Yesterday, I ran into a post talking about cockpit, a web interface to manage server sponsored by Red Hat. I thought that it would have been something good to set up for my Raspberry Pi so I installed it. I then found out that it has a bunch of plugins to expand upon the base features, including a plugin for managing containers managed by podman. That made me switch from docker to podman. Overall, the switch was pretty quick. Arch Linux even has a package that substitutes/symlinks podman on top of docker, so that the transition is seamless.

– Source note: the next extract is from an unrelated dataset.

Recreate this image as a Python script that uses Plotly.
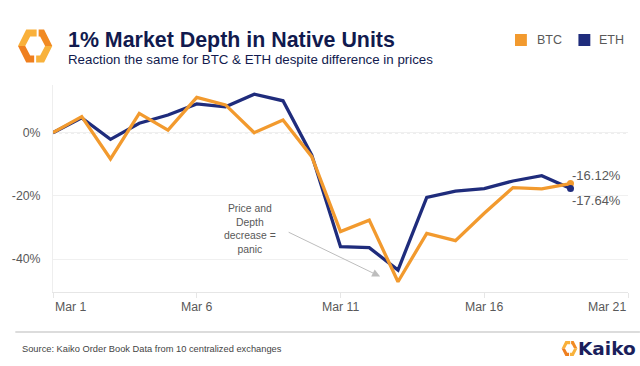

The only snag I ran into was trying to use podman-compose to run some services stacks. It didn’t really want to run when I had network_mode: service:<name> instances and it wouldn’t network the container correctly. But, I ran into a happy accident that solved the issue. As the networking wasn’t working, I decided to revert back to docker while I figured out how to set up networking through podman-compose. It happened that podman-docker did not uninstall and docker-compose was actually calling podman under the hood, correctly networking the services through the right network interfaces. Long story short, now I have podman running my containers and docker-compose to set up more complex services.

The only thing that I had to update was the wireguard configuration. For whatever reason, it stopped working. I had to replace a %i with the actual wireguard interface name (wg0).

Oh, I also set up a new gitea instance. It’s not like the old one (right now it just mirrors my GitHub repos) but it’s working again.